PaaS: See platform as a service.

pattern recognition: The process of identifying patterns in data via algorithms to make predictions within a subject area.

petabyte: Approximately 1,000 terabytes or 1 million gigabytes.

Pig: A programming interface for programmers to create MapReduce jobs within Hadoop.

platform as a service (PaaS): A service providing all the necessary infrastructure for cloud-computing solutions.

predictive analysis: Analysis that is used to predict behavior or events. This can be from historical data, social data, or any other orthogonal datasets. See also orthogonal.

primary key: A uniquely identifiable record used for fast data lookup.

privacy: The ability of a person to keep personal information to himself or herself.

public data: Public information or datasets that were created for general use, with public and private funding.

query: A question; in the context of data, it’s often a set of code used to ask a question of a dataset.

real-time data: Data that is created while a process or event is happening.

real-time streaming: The process of capturing, storing, and analyzing real-time data. See also real-time data.

recommendation engine: An algorithm that suggests actions based on past behavior of the user or similar users.

regression analysis: Analysis used to discover the dependency between variables.

relational online analytical processing (ROLAP): The process of automatically creating analysis and the coinciding tables to research relational data stores.

ROLAP: See relational online analytical processing.

routing analysis: Analysis using many different variables to find the optimized routing for a certain means of transport in order to decrease fuel costs and increase efficiency.

RSS: A standard by which Internet feeds can publish news or other information to subscribers. Stands for Really Simple Syndication.

SaaS: See software as a service.

Semi-structured data: A structured data type that does not have a formal definition, like a document. It has tags or other markers to enforce a hierarchy of records within a particular object, but may be different from another object. See also structured data.

sentiment analysis: Analysis to find out how people feel based on digital communication like Twitter, Instagram, or emails.

signal analysis: Analysis that looks at information over a given amount of time. It can be sound, data stream, or even image feeds. It is often used with sensor data.

simulation: The imitation of a real-world event in order to predict behavior or analyze patterns.

smart grid: Sensors within an energy grid used to monitor what is going on in real time, helping to increase efficiency.

social media: User-curated systems where groups of people are networked together to collaborate or share information.

software as a service (SaaS): A software tool available via web clients and usually paid for through a subscription-type model.

SQL: A programming language for retrieving data from a relational database.

structured data: Data that adheres to a strict definition.
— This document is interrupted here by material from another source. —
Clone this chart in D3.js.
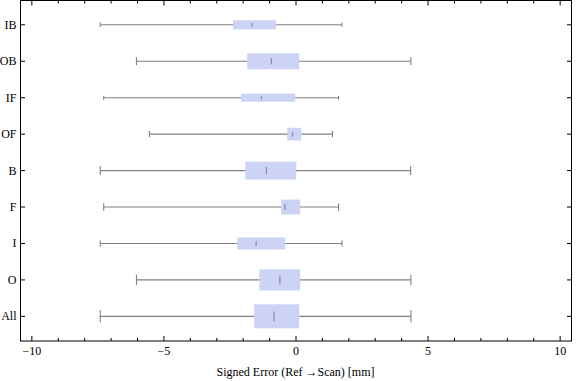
<!DOCTYPE html>
<html><head><meta charset="utf-8">
<script src="https://cdn.jsdelivr.net/npm/d3@7"></script>
<style>
html,body{margin:0;padding:0;background:#fff;}
svg{display:block;}
</style></head>
<body><svg id="c" width="576" height="381"></svg>
<script>
// ---- data ----
const categories = ["IB","OB","IF","OF","B","F","I","O","All"];
const whiskerLow  = [-7.41,-6.04,-7.28,-5.55,-7.41,-7.28,-7.41,-6.04,-7.41];
const q1          = [-2.38,-1.85,-2.08,-0.33,-1.92,-0.56,-2.23,-1.39,-1.58];
const medians     = [-1.66,-0.93,-1.31,-0.13,-1.12,-0.42,-1.51,-0.61,-0.83];
const q3          = [-0.75, 0.12,-0.03, 0.20, 0.01, 0.16,-0.41, 0.16, 0.12];
const whiskerHigh = [ 1.74, 4.35, 1.61, 1.38, 4.34, 1.61, 1.74, 4.35, 4.35];
const boxWidths   = [0.25,0.44,0.22,0.35,0.49,0.41,0.33,0.58,0.66]; // relative box thickness (category units)
const xTicks = [-10,-5,0,5,10];
const xLabel = "Signed Error (Ref \u2192Scan) [mm]";

// ---- layout ----
const FONT = "'Liberation Serif', 'Times New Roman', 'DejaVu Serif', serif";
const L = 20.5, R = 571.5, T = 0.5, B = 341;
const svg = d3.select("#c");
const x = d3.scaleLinear().domain([-10.43, 10.43]).range([L, R]);
const y = d3.scaleLinear().domain([0.333, 9.676]).range([T, B]);
const bw = d3.scaleLinear().domain([0, 1]).range([0, y(2) - y(1)]);

const data = categories.map((c,i)=>({c, i, lo:whiskerLow[i], q1:q1[i], med:medians[i], q3:q3[i], hi:whiskerHigh[i], w:boxWidths[i]}));

const g = svg.append("g");
const whiskColor = "#808080";
data.forEach(d=>{
  const cy = y(d.i+1);
  const h = bw(d.w);
  g.append("line").attr("x1",x(d.lo)).attr("x2",x(d.hi)).attr("y1",cy).attr("y2",cy)
    .attr("stroke",whiskColor).attr("stroke-width",1.1);
  const ch = Math.max(4, h*0.5);
  [d.lo,d.hi].forEach(v=>{
    g.append("line").attr("x1",x(v)).attr("x2",x(v)).attr("y1",cy-ch/2).attr("y2",cy+ch/2)
      .attr("stroke",whiskColor).attr("stroke-width",1.1);
  });
  g.append("rect").attr("x",x(d.q1)).attr("width",x(d.q3)-x(d.q1))
    .attr("y",cy-h/2).attr("height",h).attr("fill","#cdd3f5");
  const mh = Math.max(3.5, h*0.4);
  g.append("line").attr("x1",x(d.med)).attr("x2",x(d.med)).attr("y1",cy-mh/2).attr("y2",cy+mh/2)
    .attr("stroke","#8a8fb0").attr("stroke-width",1.3);
});

// frame
svg.append("rect").attr("x",L).attr("y",T).attr("width",R-L).attr("height",B-T)
  .attr("fill","none").attr("stroke","#000").attr("stroke-width",1);

// x ticks (bottom & top, inward)
d3.range(-10,11,1).forEach(v=>{
  const len = xTicks.includes(v) ? 5 : 3;
  svg.append("line").attr("x1",x(v)).attr("x2",x(v)).attr("y1",B).attr("y2",B-len).attr("stroke","#000");
  svg.append("line").attr("x1",x(v)).attr("x2",x(v)).attr("y1",T).attr("y2",T+len).attr("stroke","#000");
});
xTicks.forEach(v=>{
  svg.append("text").attr("x",x(v)).attr("y",355).attr("text-anchor","middle")
    .attr("font-family",FONT).attr("font-size",12)
    .text(v<0 ? "\u2212"+Math.abs(v) : String(v));
});

// y ticks (left & right, inward)
data.forEach(d=>{
  const cy = y(d.i+1);
  svg.append("line").attr("x1",L).attr("x2",L+4.5).attr("y1",cy).attr("y2",cy).attr("stroke","#000");
  svg.append("line").attr("x1",R).attr("x2",R-4.5).attr("y1",cy).attr("y2",cy).attr("stroke","#000");
  svg.append("text").attr("x",16.5).attr("y",cy+4).attr("text-anchor","end")
    .attr("font-family",FONT).attr("font-size",12).text(d.c);
});

// x axis label
svg.append("text").attr("x",295.5).attr("y",376).attr("text-anchor","middle")
  .attr("font-family",FONT).attr("font-size",12).text(xLabel);
</script></body></html>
terabyte: Approximately 1,000 gigabytes.

time series analysis: The analysis of data obtained through a recurring measurement of time.
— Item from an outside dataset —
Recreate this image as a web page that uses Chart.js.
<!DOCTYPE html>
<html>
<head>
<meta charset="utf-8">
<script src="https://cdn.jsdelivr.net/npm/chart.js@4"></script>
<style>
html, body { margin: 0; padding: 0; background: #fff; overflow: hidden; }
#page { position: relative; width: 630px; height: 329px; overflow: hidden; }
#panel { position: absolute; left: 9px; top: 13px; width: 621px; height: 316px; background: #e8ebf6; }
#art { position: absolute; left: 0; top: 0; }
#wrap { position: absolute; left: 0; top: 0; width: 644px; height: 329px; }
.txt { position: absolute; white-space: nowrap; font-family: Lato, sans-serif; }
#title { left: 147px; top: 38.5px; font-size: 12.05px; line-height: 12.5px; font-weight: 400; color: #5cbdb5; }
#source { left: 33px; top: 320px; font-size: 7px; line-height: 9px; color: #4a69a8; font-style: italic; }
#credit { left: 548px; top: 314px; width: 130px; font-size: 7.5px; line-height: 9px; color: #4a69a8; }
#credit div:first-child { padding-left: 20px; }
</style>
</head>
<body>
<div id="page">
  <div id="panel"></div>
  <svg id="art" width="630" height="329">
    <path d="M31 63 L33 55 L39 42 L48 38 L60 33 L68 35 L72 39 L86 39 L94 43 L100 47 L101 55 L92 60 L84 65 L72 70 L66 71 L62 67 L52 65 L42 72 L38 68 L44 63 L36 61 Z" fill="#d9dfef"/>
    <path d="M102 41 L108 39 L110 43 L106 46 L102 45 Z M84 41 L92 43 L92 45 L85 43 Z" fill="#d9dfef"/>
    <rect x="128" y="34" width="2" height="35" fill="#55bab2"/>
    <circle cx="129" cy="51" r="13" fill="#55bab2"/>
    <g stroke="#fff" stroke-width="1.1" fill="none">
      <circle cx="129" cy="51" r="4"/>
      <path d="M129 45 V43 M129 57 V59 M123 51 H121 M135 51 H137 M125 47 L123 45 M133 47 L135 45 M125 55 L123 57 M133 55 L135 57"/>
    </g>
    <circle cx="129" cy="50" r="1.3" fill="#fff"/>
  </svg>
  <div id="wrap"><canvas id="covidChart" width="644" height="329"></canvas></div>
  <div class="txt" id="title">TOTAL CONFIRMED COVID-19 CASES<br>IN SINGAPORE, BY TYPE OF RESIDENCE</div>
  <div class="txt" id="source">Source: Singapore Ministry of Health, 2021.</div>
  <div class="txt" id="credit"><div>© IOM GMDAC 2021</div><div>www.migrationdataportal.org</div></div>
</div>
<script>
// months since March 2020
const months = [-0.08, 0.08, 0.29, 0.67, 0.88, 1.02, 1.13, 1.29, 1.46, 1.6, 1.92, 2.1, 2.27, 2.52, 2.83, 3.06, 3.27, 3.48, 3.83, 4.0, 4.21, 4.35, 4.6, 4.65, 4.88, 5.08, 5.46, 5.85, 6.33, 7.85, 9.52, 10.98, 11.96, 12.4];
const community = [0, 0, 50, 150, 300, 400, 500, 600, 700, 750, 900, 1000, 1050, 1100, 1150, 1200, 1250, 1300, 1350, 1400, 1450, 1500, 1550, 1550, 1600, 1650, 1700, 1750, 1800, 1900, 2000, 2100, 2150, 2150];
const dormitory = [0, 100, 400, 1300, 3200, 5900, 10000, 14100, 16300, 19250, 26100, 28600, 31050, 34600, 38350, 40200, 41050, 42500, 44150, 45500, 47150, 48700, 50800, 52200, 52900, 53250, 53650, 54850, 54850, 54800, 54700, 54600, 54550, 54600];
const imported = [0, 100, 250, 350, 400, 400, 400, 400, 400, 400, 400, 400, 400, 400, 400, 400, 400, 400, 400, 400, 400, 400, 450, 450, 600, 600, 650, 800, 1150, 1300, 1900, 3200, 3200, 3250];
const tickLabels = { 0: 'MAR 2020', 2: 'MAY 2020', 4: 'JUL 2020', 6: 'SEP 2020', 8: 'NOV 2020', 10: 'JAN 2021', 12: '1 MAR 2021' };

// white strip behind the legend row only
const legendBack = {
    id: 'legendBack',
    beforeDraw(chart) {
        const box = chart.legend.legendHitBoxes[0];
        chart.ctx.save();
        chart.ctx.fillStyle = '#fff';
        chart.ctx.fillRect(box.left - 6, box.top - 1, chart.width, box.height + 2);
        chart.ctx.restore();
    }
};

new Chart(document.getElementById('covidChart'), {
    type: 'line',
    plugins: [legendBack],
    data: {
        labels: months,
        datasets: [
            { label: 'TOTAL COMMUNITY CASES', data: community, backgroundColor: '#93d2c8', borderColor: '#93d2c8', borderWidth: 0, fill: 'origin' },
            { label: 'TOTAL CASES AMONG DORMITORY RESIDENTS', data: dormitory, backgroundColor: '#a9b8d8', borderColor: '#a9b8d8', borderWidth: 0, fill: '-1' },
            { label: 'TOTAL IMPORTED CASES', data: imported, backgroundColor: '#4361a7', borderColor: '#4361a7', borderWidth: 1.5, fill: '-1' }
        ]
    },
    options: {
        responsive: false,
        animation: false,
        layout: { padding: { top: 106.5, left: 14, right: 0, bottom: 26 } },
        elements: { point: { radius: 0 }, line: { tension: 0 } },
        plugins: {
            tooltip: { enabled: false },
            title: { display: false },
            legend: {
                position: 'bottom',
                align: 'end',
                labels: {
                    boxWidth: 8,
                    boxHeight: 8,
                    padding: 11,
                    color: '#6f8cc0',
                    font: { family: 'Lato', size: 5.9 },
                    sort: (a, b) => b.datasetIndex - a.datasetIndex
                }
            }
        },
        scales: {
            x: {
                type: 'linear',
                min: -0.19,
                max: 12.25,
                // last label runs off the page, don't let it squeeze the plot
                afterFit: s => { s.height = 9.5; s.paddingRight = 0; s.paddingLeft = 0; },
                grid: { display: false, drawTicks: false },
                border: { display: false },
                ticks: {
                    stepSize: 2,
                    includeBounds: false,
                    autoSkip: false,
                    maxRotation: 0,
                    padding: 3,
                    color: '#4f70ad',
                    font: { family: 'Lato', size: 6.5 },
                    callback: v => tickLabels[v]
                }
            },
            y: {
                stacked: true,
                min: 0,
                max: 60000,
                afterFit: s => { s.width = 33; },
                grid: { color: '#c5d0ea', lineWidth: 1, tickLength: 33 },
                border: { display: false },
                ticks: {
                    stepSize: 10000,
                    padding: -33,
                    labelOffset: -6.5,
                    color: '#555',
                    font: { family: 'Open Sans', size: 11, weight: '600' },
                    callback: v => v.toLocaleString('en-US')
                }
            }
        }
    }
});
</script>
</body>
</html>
transactional data: Information stored from a time-based instance, like a bank deposit or phone call.

unstructured data: Data that doesn’t fit into a fixed and strict definition. Things like sound files, images, text, and web pages can be considered unstructured data.

value: The benefit for stakeholders derived from bringing together massive amounts of information.
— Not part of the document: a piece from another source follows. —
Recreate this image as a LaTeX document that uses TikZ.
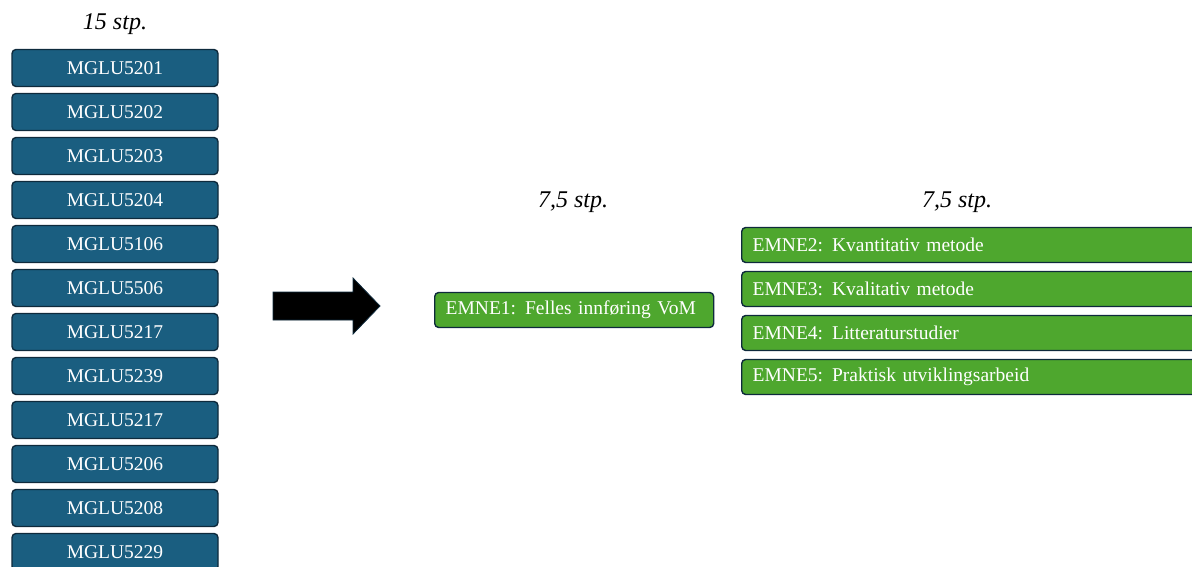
\documentclass[tikz,border=0pt]{standalone}
\usepackage{fontspec}
\setmainfont{Liberation Serif}
\usetikzlibrary{positioning}

\definecolor{mglublue}{HTML}{1A5E80}
\definecolor{emnegreen}{HTML}{4EA72E}
\definecolor{boxedge}{HTML}{0E2A3C}

\newcommand{\emnegap}{\hspace{9pt}}

\tikzset{
  mglubox/.style = {draw=boxedge, line width=1.4pt, fill=mglublue, rounded corners=4pt,
    minimum width=206pt, minimum height=37pt, inner sep=0pt, text=white, font=\fontsize{19.5}{21}\selectfont},
  emnebox/.style = {draw=boxedge, line width=1.4pt, fill=emnegreen, rounded corners=4pt,
    minimum height=35pt, inner xsep=11pt, inner ysep=0pt, text=white, align=left,
    font=\fontsize{19.5}{21}\selectfont},
  stplabel/.style = {font=\itshape\fontsize{24}{26}\selectfont}
}

\begin{document}
\begin{tikzpicture}[x=1pt, y=-1pt]
  \useasboundingbox (0,0) rectangle (1192,567);
  \clip (0,0) rectangle (1192,567);

  % left column
  \node[stplabel] (stpA) at (115,24) {15 stp.};
  \foreach \code [count=\i from 0] in {MGLU5201,MGLU5202,MGLU5203,MGLU5204,MGLU5106,MGLU5506,
      MGLU5217,MGLU5239,MGLU5217,MGLU5206,MGLU5208,MGLU5229}
    \node[mglubox] (mglu\i) at (115,68+44*\i) {\code};

  % arrow
  \fill[black, draw=boxedge, line width=0.8pt] (273,292) -- (353,292) -- (353,278) -- (380,306)
    -- (353,334) -- (353,320) -- (273,320) -- cycle;

  % middle
  \node[stplabel] (stpB) at (573,202) {7,5 stp.};
  \node[emnebox, text width=257pt, anchor=west] (emne1) at (434,310) {EMNE1:\emnegap Felles innføring VoM};

  % right column
  \node[stplabel] (stpC) at (957,202) {7,5 stp.};
  \node[emnebox, text width=442pt, anchor=west] (emne2) at (741,245) {EMNE2:\emnegap Kvantitativ metode};
  \node[emnebox, text width=442pt, below=7.6pt of emne2] (emne3) {EMNE3:\emnegap Kvalitativ metode};
  \node[emnebox, text width=442pt, below=7.6pt of emne3] (emne4) {EMNE4:\emnegap Litteraturstudier};
  \node[emnebox, text width=442pt, below=7.6pt of emne4] (emne5) {EMNE5:\emnegap Praktisk utviklingsarbeid};
\end{tikzpicture}
\end{document}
variability: The ever-changing nature of data. For example, you may want to store tweets, bank records, and weather.

variety: The difference in type of data. Data today comes in many different formats: unstructured data, semi-structured data, structured data, and even complex structured data.

velocity: The speed at which data is created, stored, analyzed, and reported.

visualization: The process of bringing very complex analysis into a visual representation that users can understand.

volume: The massive amounts of data to be stored and analyzed.

weather data: Public datasets that can be used by organizations wanting to combine weather information with other data sources.

yottabyte: Approximately 1,000 zettabytes, equivalent to about 250 trillion DVDs.

zettabyte: Approximately 1,000 exabytes or 1 billion terabytes.